The Turing test, as it has become known, requires a computer to trick people into thinking it is human. At the time Turing wrote that "an average interrogator will not have more than 70 per cent chance of making the right identification after five minutes of questioning".

Rightly or wrongly this has been interpreted to mean a computer will pass if it is mistaken as a human more than 30 per cent of the time during a series of five minute text chats.

Turing's original test was more more hypothetical but eager researchers have seen it as an opportunity to create a highly believable mimic. No computer has ever achieved this, until now.

Eugene convinced 33 per cent of human judges that it was a 13 year old boy, when in reality it was a computer programme.

The Turing test is a totally random conversation with no pre-determined topics or questions, meaning that the computer won't necessarily be 'prepared' for what will be asked.

Conversations are spontaneous and carried out by normal people – in this case Red Dwarf's Robert Llewellyn and Lord Sharkey, amongst others.

Eugene was one of five supercomputers competing for the Turing Test 2014 at an event organised by the University of Reading.

Turing himself admitted a flaw in his original question, later rephrasing it he pondered how well computers would do in "the imitation game". In passing the Turing test for the first time, Eugene has shown the ability of a computer to be as dumb as a human.

Just as humans are intelligent, they are also very stupid.

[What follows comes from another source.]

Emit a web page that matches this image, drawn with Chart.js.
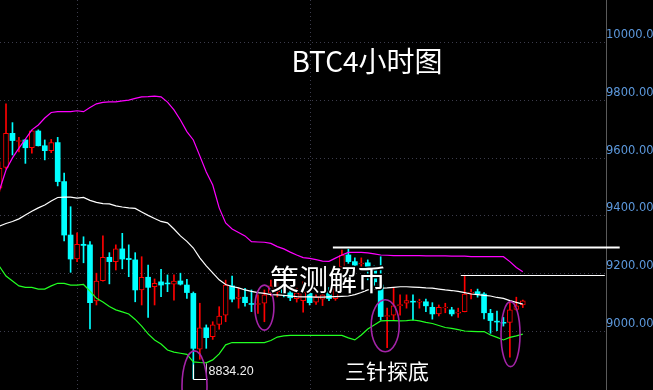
<!DOCTYPE html>
<html><head><meta charset="utf-8">
<script src="https://cdn.jsdelivr.net/npm/chart.js@4.4.1/dist/chart.umd.min.js"></script>
<style>html,body{margin:0;padding:0;background:#000;overflow:hidden}#wrap{width:653px;height:390px;background:#000}</style>
</head><body><div id="wrap"><canvas id="c" width="653" height="390"></canvas></div>
<script>
// 4h candles, index 0..81
const openP  = [9494,9566,9684,9656,9661,9634,9692,9641,9624,9652,9517,9332,9249,9300,9298,9104,9174,9255,9240,9284,9251,9246,9142,9186,9153,9170,9166,9162,9173,9159,9130,8937,9011,8980,9023,9055,9156,9113,9117,9095,9092,9096,9131,9135,9152,9132,9112,9105,9130,9100,9110,9135,9112,9221,9263,9240,9232,9236,9211,9159,9050,9055,9088,9096,9103,9100,9101,9082,9059,9080,9073,9062,9067,9131,9136,9128,9061,9034,9030,9030,9075,9090];
const highP  = [9585,9786,9721,9670,9663,9694,9696,9661,9663,9670,9546,9430,9340,9326,9309,9200,9329,9271,9298,9338,9298,9271,9257,9228,9180,9213,9194,9194,9200,9179,9135,9096,9021,9032,9084,9176,9190,9148,9148,9142,9125,9142,9176,9170,9165,9145,9148,9170,9142,9125,9140,9150,9222,9280,9283,9253,9253,9246,9225,9257,9079,9148,9125,9125,9125,9110,9110,9098,9090,9096,9082,9079,9191,9144,9145,9133,9075,9069,9047,9098,9117,9107];
const lowP   = [9484,9561,9609,9620,9580,9615,9640,9592,9617,9502,9312,9203,9240,9236,9007,9090,9172,9163,9211,9215,9188,9101,9090,9047,9090,9119,9136,9107,9159,9113,8834.2,8902,8940,8971,9006,9032,9101,9079,9086,9067,9061,9032,9121,9118,9118,9105,9100,9065,9090,9092,9088,9105,9106,9211,9234,9211,9211,9177,9149,9038,8942,9038,9055,9079,9038,9079,9067,9041,9052,9063,9052,9047,9066,9111,9117,9042,8992,9001,9017,8909,9072,9081];
const closeP = [9563,9684,9659,9659,9634,9693,9641,9624,9652,9517,9332,9249,9300,9296,9098,9173,9255,9240,9284,9249,9247,9142,9186,9151,9165,9159,9163,9173,9162,9133,8940,9011,8977,9021,9052,9159,9110,9117,9098,9092,9095,9125,9156,9152,9132,9115,9130,9135,9098,9118,9125,9112,9210,9263,9240,9228,9235,9211,9170,9050,9053,9087,9091,9105,9100,9103,9087,9059,9082,9083,9059,9065,9128,9134,9128,9063,9036,9031,9027,9073,9087,9104];
// Bollinger bands
const bollUpper = [9488,9557,9599,9633,9664,9696,9713,9737,9756,9759,9759,9759,9762,9759,9773,9786,9791,9793,9793,9796,9799,9805,9810,9811,9813,9810,9792,9765,9730,9690,9661,9606,9550,9505,9426,9374,9353,9341,9329,9309,9308,9307,9303,9292,9284,9273,9263,9254,9251,9247,9242,9241,9252,9263,9272,9272,9272,9270,9267,9263,9262,9261,9261,9261,9261,9261,9260,9260,9260,9260,9259,9259,9259,9257,9257,9257,9257,9257,9257,9240,9220,9205];
const bollMid   = [9363,9372,9379,9388,9401,9414,9426,9436,9450,9462,9463,9463,9460,9462,9452,9445,9441,9440,9433,9429,9426,9424,9412,9400,9389,9379,9374,9353,9329,9310,9287,9253,9225,9201,9177,9161,9154,9149,9142,9137,9133,9130,9126,9125,9123,9121,9119,9118,9118,9117,9117,9118,9119,9120,9121,9126,9133,9142,9145,9148,9149,9151,9153,9153,9152,9151,9149,9148,9145,9142,9140,9137,9133,9128,9126,9123,9121,9116,9113,9105,9099,9093];
const bollLower = [9223,9190,9173,9156,9151,9151,9145,9145,9156,9165,9165,9159,9159,9161,9138,9113,9100,9085,9073,9066,9059,9040,9017,8990,8969,8955,8934,8927,8923,8919,8893,8891,8890,8900,8921,8952,8960,8960,8960,8960,8960,8960,8967,8979,8983,8985,8985,8985,8985,8985,8985,8985,8985,8985,8976,8969,8986,9007,9021,9035,9036,9036,9035,9036,9038,9035,9030,9026,9019,9012,9009,9005,9000,8999,8998,8998,8986,8978,8969,8978,8983,8989];
const yTicks = [9000,9200,9400,9600,9800,10000];
const dayLines = [12,48];
const lowMark = {index:30, price:8834.20, text:'8834.20'};
const resistA = {from:51.6, to:96, price:9289};
const resistB = {from:71.4, to:93.7, price:9194};
const rings = [{index:30.18, price:8810, rx:12.5, ry:35},{index:41.0, price:9081, rx:9.5, ry:22.5},{index:59.7, price:9018, rx:14, ry:26},{index:79.1, price:8989, rx:9.5, ry:32.5}];

const idx = openP.map((_, i) => i);
const isUp = i => closeP[i] >= openP[i];
const RED = '#ff0000', CYAN = '#00ffff';

const annot = {
  id: 'annot',
  beforeDatasetsDraw(chart) {
    const {ctx, chartArea: a, scales: {x, y}} = chart;
    ctx.save();
    ctx.strokeStyle = '#3c3c4c';
    ctx.lineWidth = 1;
    ctx.setLineDash([1, 3]);
    yTicks.forEach(v => {
      const py = Math.round(y.getPixelForValue(v)) + 0.5;
      ctx.beginPath(); ctx.moveTo(a.left, py); ctx.lineTo(a.right, py); ctx.stroke();
    });
    dayLines.forEach(k => {
      const px = Math.round(x.getPixelForValue(k)) + 0.5;
      ctx.beginPath(); ctx.moveTo(px, a.top); ctx.lineTo(px, a.bottom); ctx.stroke();
    });
    ctx.restore();
  },
  afterDatasetsDraw(chart) {
    const {ctx, scales: {x, y}} = chart;
    ctx.save();
    ctx.strokeStyle = '#ffffff';
    let py = y.getPixelForValue(resistA.price);
    ctx.lineWidth = 2;
    ctx.beginPath(); ctx.moveTo(x.getPixelForValue(resistA.from), py); ctx.lineTo(x.getPixelForValue(resistA.to), py); ctx.stroke();
    py = Math.round(y.getPixelForValue(resistB.price)) + 0.5;
    ctx.lineWidth = 1;
    ctx.beginPath(); ctx.moveTo(x.getPixelForValue(resistB.from), py); ctx.lineTo(x.getPixelForValue(resistB.to), py); ctx.stroke();
    const lx = Math.round(x.getPixelForValue(lowMark.index)) + 0.5;
    const ly = Math.round(y.getPixelForValue(lowMark.price)) + 0.5;
    ctx.strokeStyle = '#ffffff';
    ctx.beginPath(); ctx.moveTo(lx, ly - 15); ctx.lineTo(lx, ly); ctx.lineTo(lx + 14, ly); ctx.stroke();
    ctx.strokeStyle = '#bdbdbd';
    ctx.beginPath(); ctx.moveTo(lx + 13, ly - 16); ctx.lineTo(lx + 13, ly); ctx.stroke();
    ctx.fillStyle = '#f0f0f0';
    ctx.font = '12.5px "Liberation Sans", Arial, sans-serif';
    ctx.textBaseline = 'middle'; ctx.textAlign = 'left';
    ctx.fillText(lowMark.text, lx + 15, ly - 8);
    ctx.strokeStyle = '#a424a8';
    ctx.lineWidth = 1.6;
    rings.forEach(r => {
      ctx.beginPath();
      ctx.ellipse(x.getPixelForValue(r.index), y.getPixelForValue(r.price), r.rx, r.ry, 0, 0, Math.PI * 2);
      ctx.stroke();
    });
    ctx.textBaseline = 'alphabetic'; ctx.textAlign = 'center';
    ctx.fillStyle = '#ffffff';
    ctx.font = '28px "Noto Sans CJK SC", sans-serif';
    ctx.fillText('BTC4小时图', 367, 72);
    ctx.font = '29px "Noto Sans CJK SC", sans-serif';
    ctx.textBaseline = 'middle';
    ctx.lineWidth = 3; ctx.strokeStyle = '#000000'; ctx.lineJoin = 'round';
    ctx.strokeText('策测解币', 328, 280);
    ctx.fillText('策测解币', 328, 280);
    ctx.font = '21px "Noto Sans CJK SC", sans-serif';
    ctx.fillText('三针探底', 387, 371);
    ctx.restore();
  }
};

new Chart(document.getElementById('c'), {
  type: 'bar',
  data: {
    datasets: [
      {type: 'line', label: 'upper', data: idx.map(i => ({x: i, y: bollUpper[i]})), borderColor: '#ff00ff', borderWidth: 1.2, pointRadius: 0, tension: 0, order: 0},
      {type: 'line', label: 'mid', data: idx.map(i => ({x: i, y: bollMid[i]})), borderColor: '#ffffff', borderWidth: 1.2, pointRadius: 0, tension: 0, order: 0},
      {type: 'line', label: 'lower', data: idx.map(i => ({x: i, y: bollLower[i]})), borderColor: '#22ff22', borderWidth: 1.2, pointRadius: 0, tension: 0, order: 0},
      {label: 'body', data: idx.map(i => ({x: i, y: [openP[i], closeP[i]]})), grouped: false, barThickness: 5, borderSkipped: false,
        backgroundColor: c => isUp(c.dataIndex) ? '#000000' : CYAN,
        borderColor: c => isUp(c.dataIndex) ? RED : CYAN,
        borderWidth: c => isUp(c.dataIndex) ? 1 : 0, order: 1},
      {label: 'wick', data: idx.map(i => ({x: i, y: [lowP[i], highP[i]]})), grouped: false, barThickness: 1, borderSkipped: false, borderWidth: 0,
        backgroundColor: c => isUp(c.dataIndex) ? RED : CYAN, order: 2}
    ]
  },
  options: {
    responsive: false, animation: false, devicePixelRatio: 1,
    layout: {padding: 0},
    plugins: {legend: {display: false}, tooltip: {enabled: false}},
    scales: {
      x: {type: 'linear', min: 0.07, max: 93.88, offset: false, display: false},
      y: {type: 'linear', position: 'right', min: 8795.8, max: 10145.3,
        afterFit: s => { s.width = 47; s.paddingTop = 0; s.paddingBottom = 0; },
        afterBuildTicks: s => { s.ticks = yTicks.map(v => ({value: v})); },
        grid: {display: false, drawTicks: false},
        border: {display: true, color: '#5a5a5a', width: 1},
        ticks: {padding: 0, labelOffset: -7, color: '#5c98dc', font: {family: 'DejaVu Sans', size: 11.5}, callback: v => Number(v).toFixed(2)}
      }
    }
  },
  plugins: [annot]
});
</script>
</body></html>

In order to be convincing a computer must make mistakes and it must be fallible. To pass the Turing test, critics have argued, a computer is simulating behaviour rather than exhibiting actual intelligence.

Eugene does not have a mind, it does not have a consciousness and it does not think. The Turing test, as its creator admitted, was designed to start a debate about artificial intelligence and not to prove its existence.

Turing reckoned his test would be passed by the year 2000, so we're already fourteen years late. Breaking Turing's test is rightly seen as a milestone but the philosophical debate of what constitutes intelligence will go on.

Speaking about Eugene becoming the first computer programme to pass the Turing test, professor Kevin Warwick from Coventry University said it still had implications for society today:

"Having a computer that can trick a human into thinking that someone, or even something, is a person we trust is a wake-up call to cybercrime," he said.

"The Turing Test is a vital tool for combatting that threat. It is important to understand more fully how online, real-time communication of this type can influence an individual human in such a way that they are fooled into believing something is true when in fact it is not."